Il est également nécessaire que les rapports se réarticulent entre la préfecture de police et la police nationale, avec là aussi des principes très clairs. La Direction générale de la police nationale est une direction d'administration centrale, la préfecture de police est une administration territoriale. Nous n'exerçons pas le même métier et il ne peut y avoir de rivalité. Sur tout ce qui concerne les contentieux, la criminalité ou la délinquance très territorialisée, par exemple, il ne peut y avoir le moindre sujet de frottement possible entre la DGPN et la préfecture de police. En revanche, il est nécessaire de clarifier et d'améliorer l'efficacité de notre organisation collective pour éviter tout phénomène d'isolat de la police nationale sur des missions de police très spécialisées, telles que la police aux frontières et la criminalité organisée. Le continuum de sécurité dont je vous parlais au début de mon intervention doit être assuré. La Direction centrale de la police judiciaire doit par exemple avoir une vision exhaustive sur l'état de la menace en France, et non une vision partielle. Dans la même veine, les problèmes d'immigration illégale à Paris ne commencent pas à la barrière de Saint-Arnoult. En conclusion, l'ancrage territorial des forces doit être revu pour une meilleure efficacité collective.

Le livre blanc sur la sécurité intérieure constitue pour moi un levier de réflexion important, qui, je l'espère, permettra de dépasser quelques réflexes que l'on observe encore. Le monde change, et dans notre domaine, par exemple, la territorialisation de la délinquance et de la criminalité ont volé en éclats.

Nous faisons également face au défi de cette délinquance de proximité, et nous devons réinvestir les quartiers, la proximité, afin de regagner la confiance avec la population. C'est tout l'enjeu de la police de sécurité du quotidien. Jean-Marie Salanova vous parlera des mesures opérationnelles qu'il met en place dans ce domaine. Nous devons nous inscrire dans un partenariat opérationnel, voire contractualisé entre les différents acteurs : les collectivités locales avec la commune, au premier rang, les transporteurs et les bailleurs. Définissons des objectifs avec des modes opératoires clairs, des calendriers précis, des réunions récurrentes très opérationnelles en petit comité, sans oublier une procédure d'évaluation de l'efficacité des actions menées. Le succès de ce partenariat opérationnel est essentiel et nous ne pouvons nous contenter du seul partenariat institutionnel. À l'autre bout du spectre, notons également que le succès de l'ancrage territorial passe par des révisions de process et de méthodes de travail.

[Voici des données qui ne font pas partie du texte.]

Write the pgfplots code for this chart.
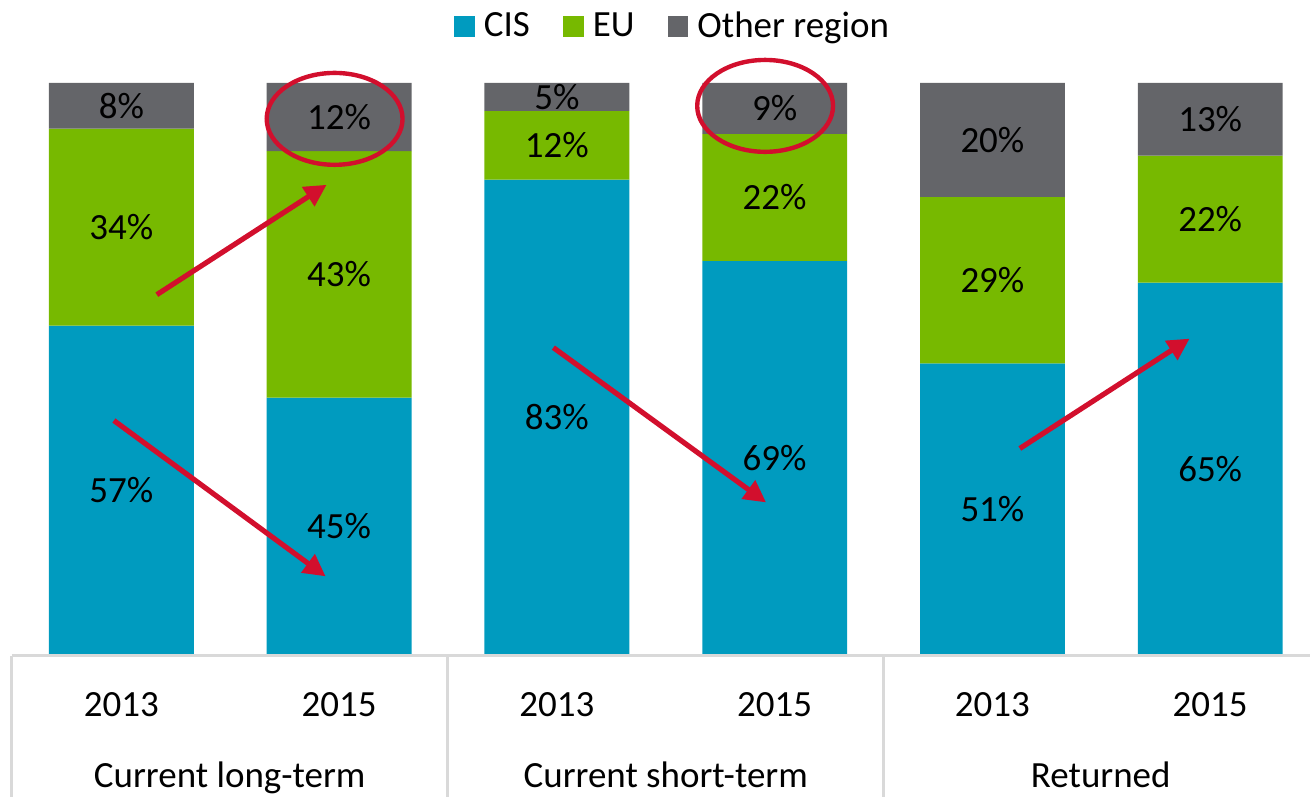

S'agissant de l'exigence d'une évaluation partagée, la police nationale évalue depuis très longtemps son action au moyen de données encore largement quantitatives (état de la délinquance, atteintes aux biens, aux personnes, délinquance économique et financière, etc.). Nous sommes équipés sur ces sujets, d'autant qu'un service statistique ministériel a été créé en 2014. La qualité et la fiabilité des chiffres produits par le service statistique ministériel de la sécurité intérieure (SSMSI) ne font pas débat. Par ailleurs, on ne trouve plus dans la presse de polémiques sur les chiffres de la délinquance produits par les policiers, inévitablement sujets à caution. Cela ne signifie évidemment pas que les chiffres du SSMSI rendent compte de l'intégralité de la délinquance, et nous savons que de nombreux faits échappent à notre loupe car ils ne donnent pas lieu à plainte ni procédure. Un autre outil nous permet d'éclairer ce pan qui échappe structurellement à nos radars statistiques : l'enquête annuelle de victimation conduite par l'INSEE, avec une maîtrise d'ouvrage partagée entre le ministère et l'observatoire national de la délinquance et de la réponse pénale, qui nous éclaire par des sondages et des entretiens sur ce « chiffre noir » de la délinquance et ce sentiment d'insécurité difficile à quantifier.

Pour clore mon propos introductif, sachez que nous sommes en train d'affiner cette évaluation en doublant l'approche quantitative des phénomènes d'insécurité d'une démarche qualitative. Celle-ci prend la forme d'enquêtes auprès de la population sur leur appréciation des services publics ; nous sommes heureux de faire partie, avec la santé notamment, des services auxquels la population accorde une grande confiance. Nous relevons des taux de satisfaction d'environ 75 %. Si ce chiffre peut paraître élevé, nous gardons à l'esprit que 25 % des sondés disent ne pas avoir confiance dans les services de police.

De plus, nous avons mis en place une démarche avec l'Université de Savoie afin d'obtenir une analyse beaucoup plus fine sur les quartiers. Je suis persuadé que lorsque nous effectuerons l'analyse de la satisfaction à une maille territoriale plus fine, nous obtiendrons des résultats plus mesurés.

En conclusion, ce souci de l'évaluation est pour nous une véritable boussole.